<<<<
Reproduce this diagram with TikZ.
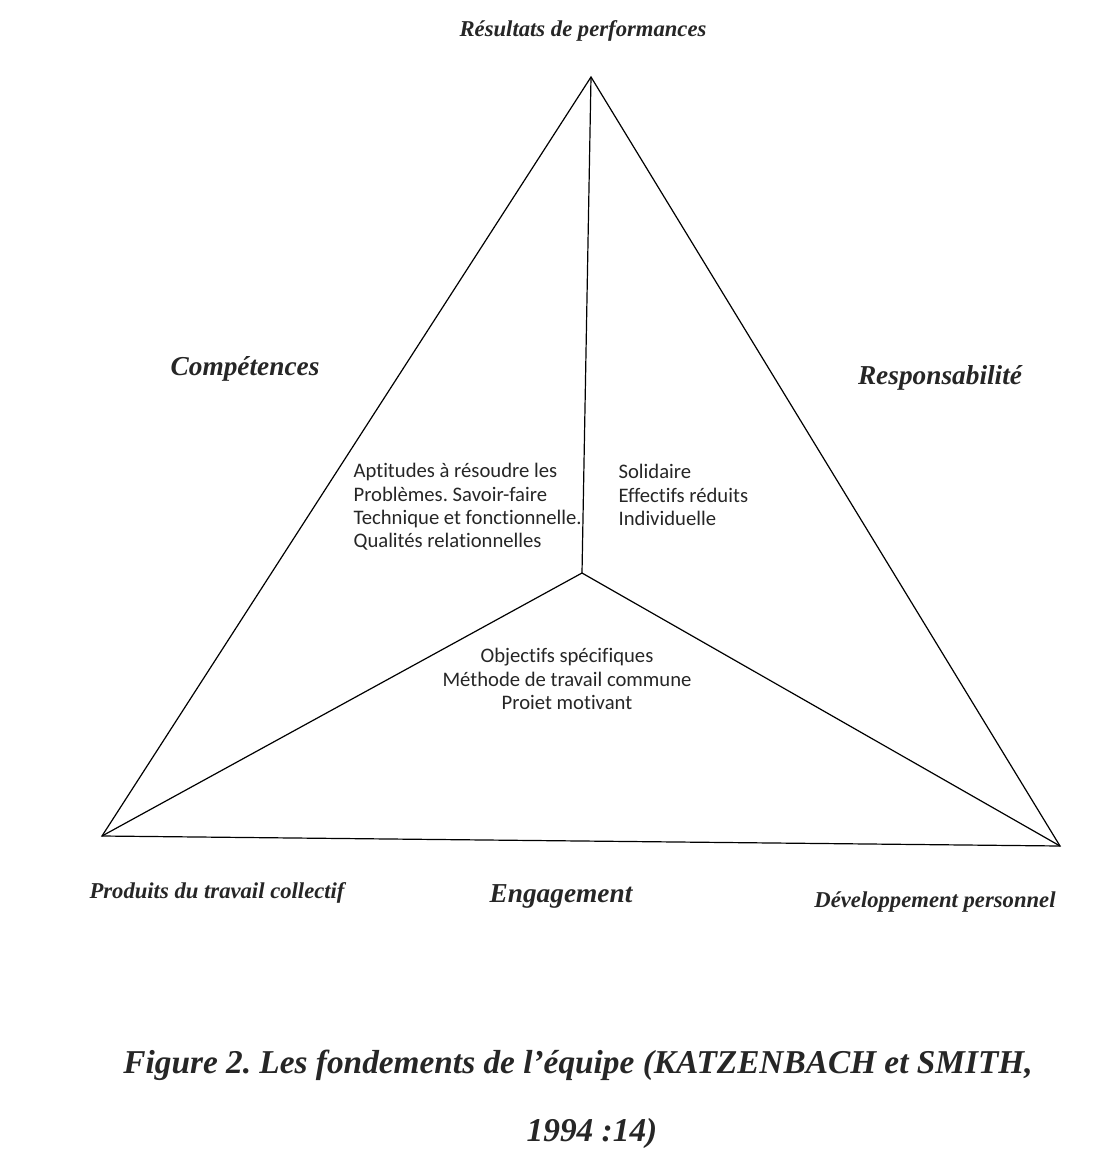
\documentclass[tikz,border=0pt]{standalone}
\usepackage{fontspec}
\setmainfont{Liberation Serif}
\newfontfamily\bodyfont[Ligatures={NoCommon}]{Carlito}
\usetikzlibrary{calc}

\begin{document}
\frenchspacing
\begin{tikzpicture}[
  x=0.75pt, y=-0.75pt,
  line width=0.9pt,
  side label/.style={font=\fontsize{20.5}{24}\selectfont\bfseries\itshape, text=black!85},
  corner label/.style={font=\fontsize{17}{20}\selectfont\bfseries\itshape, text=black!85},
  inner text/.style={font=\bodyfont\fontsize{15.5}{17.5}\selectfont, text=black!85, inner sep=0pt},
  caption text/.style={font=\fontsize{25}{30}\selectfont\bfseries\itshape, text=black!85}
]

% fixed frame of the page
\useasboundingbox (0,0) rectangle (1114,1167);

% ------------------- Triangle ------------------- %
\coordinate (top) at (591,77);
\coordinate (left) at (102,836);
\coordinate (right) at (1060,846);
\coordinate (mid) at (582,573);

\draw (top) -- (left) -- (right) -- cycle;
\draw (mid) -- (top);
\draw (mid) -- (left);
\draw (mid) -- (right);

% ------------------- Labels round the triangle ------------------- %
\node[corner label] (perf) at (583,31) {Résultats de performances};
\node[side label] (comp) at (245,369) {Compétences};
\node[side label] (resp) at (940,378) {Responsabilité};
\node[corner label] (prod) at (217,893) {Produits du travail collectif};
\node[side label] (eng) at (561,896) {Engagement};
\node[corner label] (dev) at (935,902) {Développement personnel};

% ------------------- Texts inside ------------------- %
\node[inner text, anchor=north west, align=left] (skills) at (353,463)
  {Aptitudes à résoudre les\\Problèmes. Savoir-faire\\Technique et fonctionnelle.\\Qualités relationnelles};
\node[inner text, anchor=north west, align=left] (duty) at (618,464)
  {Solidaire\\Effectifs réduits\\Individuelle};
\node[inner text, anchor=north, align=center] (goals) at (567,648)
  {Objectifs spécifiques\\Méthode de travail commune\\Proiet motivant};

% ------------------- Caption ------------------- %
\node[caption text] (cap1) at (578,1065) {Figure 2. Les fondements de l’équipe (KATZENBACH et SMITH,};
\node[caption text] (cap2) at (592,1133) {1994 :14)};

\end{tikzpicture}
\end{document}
>>>>
<<<<
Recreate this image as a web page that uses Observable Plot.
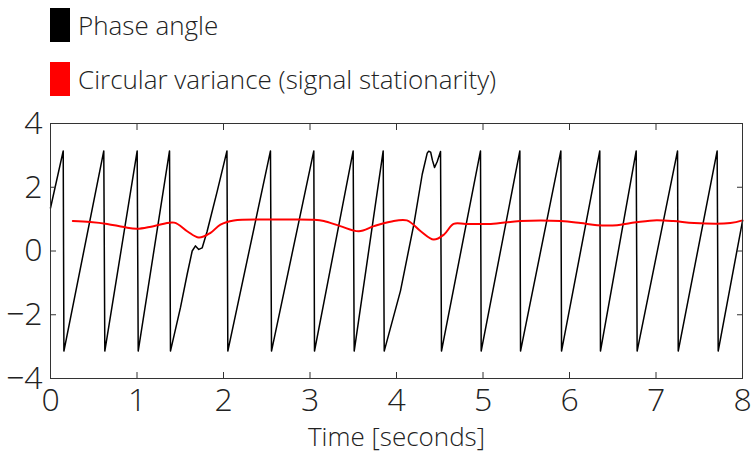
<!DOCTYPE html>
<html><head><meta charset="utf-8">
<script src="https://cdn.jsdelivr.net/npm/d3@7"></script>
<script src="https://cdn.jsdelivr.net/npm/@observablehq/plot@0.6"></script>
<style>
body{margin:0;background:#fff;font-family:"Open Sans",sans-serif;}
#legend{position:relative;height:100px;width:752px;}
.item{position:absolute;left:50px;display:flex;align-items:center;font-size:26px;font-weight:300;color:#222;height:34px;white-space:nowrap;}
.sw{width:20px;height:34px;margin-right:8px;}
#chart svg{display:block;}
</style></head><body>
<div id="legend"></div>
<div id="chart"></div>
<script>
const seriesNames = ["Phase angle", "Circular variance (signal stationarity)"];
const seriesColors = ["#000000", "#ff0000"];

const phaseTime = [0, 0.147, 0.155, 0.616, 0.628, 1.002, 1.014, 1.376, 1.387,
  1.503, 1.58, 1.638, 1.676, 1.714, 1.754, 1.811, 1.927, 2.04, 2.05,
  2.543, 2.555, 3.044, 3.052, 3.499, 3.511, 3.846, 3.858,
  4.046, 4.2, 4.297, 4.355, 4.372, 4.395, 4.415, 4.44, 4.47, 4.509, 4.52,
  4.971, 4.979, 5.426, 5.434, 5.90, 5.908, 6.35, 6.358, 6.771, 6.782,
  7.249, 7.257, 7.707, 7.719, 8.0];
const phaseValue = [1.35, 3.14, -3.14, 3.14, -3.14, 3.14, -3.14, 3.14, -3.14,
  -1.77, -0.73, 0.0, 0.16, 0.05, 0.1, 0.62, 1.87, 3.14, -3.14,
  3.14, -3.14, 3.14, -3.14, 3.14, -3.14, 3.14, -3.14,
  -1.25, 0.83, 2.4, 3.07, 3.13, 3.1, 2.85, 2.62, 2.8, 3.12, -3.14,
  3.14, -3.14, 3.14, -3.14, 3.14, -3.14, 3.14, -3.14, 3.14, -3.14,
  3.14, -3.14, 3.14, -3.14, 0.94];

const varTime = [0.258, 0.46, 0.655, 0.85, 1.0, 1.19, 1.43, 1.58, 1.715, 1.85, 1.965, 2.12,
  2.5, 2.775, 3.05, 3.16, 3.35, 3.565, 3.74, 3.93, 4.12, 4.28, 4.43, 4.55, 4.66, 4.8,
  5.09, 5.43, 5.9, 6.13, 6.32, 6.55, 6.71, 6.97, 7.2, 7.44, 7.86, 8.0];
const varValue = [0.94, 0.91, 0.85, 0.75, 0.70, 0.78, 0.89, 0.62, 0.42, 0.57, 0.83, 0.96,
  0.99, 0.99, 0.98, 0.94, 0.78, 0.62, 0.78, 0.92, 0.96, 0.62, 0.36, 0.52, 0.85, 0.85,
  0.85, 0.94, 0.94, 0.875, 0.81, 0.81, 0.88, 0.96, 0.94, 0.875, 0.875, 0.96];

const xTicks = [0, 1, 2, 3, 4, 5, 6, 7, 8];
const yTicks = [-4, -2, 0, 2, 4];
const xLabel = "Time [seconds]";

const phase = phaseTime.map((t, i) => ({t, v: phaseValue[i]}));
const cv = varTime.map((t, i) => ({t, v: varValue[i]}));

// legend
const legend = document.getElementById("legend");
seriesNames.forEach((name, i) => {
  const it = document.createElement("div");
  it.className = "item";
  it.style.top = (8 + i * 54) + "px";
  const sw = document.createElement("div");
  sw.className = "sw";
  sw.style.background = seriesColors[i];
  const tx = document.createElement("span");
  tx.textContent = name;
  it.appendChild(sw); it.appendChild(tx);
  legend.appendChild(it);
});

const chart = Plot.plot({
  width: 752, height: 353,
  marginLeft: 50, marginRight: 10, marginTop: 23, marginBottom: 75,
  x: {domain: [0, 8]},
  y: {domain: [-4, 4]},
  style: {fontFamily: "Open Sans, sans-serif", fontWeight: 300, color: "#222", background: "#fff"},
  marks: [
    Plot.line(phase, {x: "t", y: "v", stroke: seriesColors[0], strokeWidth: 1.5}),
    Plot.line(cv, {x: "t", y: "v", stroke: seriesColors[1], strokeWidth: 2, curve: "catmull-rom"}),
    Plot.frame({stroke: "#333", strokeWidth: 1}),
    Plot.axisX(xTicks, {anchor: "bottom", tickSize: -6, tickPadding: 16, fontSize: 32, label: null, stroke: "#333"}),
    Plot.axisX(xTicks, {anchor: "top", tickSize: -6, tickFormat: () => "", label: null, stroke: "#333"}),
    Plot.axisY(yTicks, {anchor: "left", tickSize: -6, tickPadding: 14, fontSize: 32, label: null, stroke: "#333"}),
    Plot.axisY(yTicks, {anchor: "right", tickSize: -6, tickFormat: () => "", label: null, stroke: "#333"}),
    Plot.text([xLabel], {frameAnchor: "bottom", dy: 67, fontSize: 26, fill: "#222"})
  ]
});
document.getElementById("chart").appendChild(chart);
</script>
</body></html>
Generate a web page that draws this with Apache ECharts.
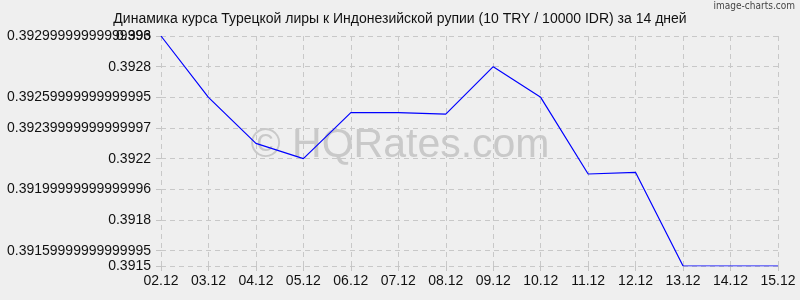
>>>>
• **WRITTEN TASK**:
Return exactly the lines from the one with "Reproduce this diagram with TikZ." to the one with "(mid) -- (right);", inclusive, and nothing else; skip the pictures.

• **WRITTEN RESPONSE**:
Reproduce this diagram with TikZ.
\documentclass[tikz,border=0pt]{standalone}
\usepackage{fontspec}
\setmainfont{Liberation Serif}
\newfontfamily\bodyfont[Ligatures={NoCommon}]{Carlito}
\usetikzlibrary{calc}

\begin{document}
\frenchspacing
\begin{tikzpicture}[
  x=0.75pt, y=-0.75pt,
  line width=0.9pt,
  side label/.style={font=\fontsize{20.5}{24}\selectfont\bfseries\itshape, text=black!85},
  corner label/.style={font=\fontsize{17}{20}\selectfont\bfseries\itshape, text=black!85},
  inner text/.style={font=\bodyfont\fontsize{15.5}{17.5}\selectfont, text=black!85, inner sep=0pt},
  caption text/.style={font=\fontsize{25}{30}\selectfont\bfseries\itshape, text=black!85}
]

% fixed frame of the page
\useasboundingbox (0,0) rectangle (1114,1167);

% ------------------- Triangle ------------------- %
\coordinate (top) at (591,77);
\coordinate (left) at (102,836);
\coordinate (right) at (1060,846);
\coordinate (mid) at (582,573);

\draw (top) -- (left) -- (right) -- cycle;
\draw (mid) -- (top);
\draw (mid) -- (left);
\draw (mid) -- (right);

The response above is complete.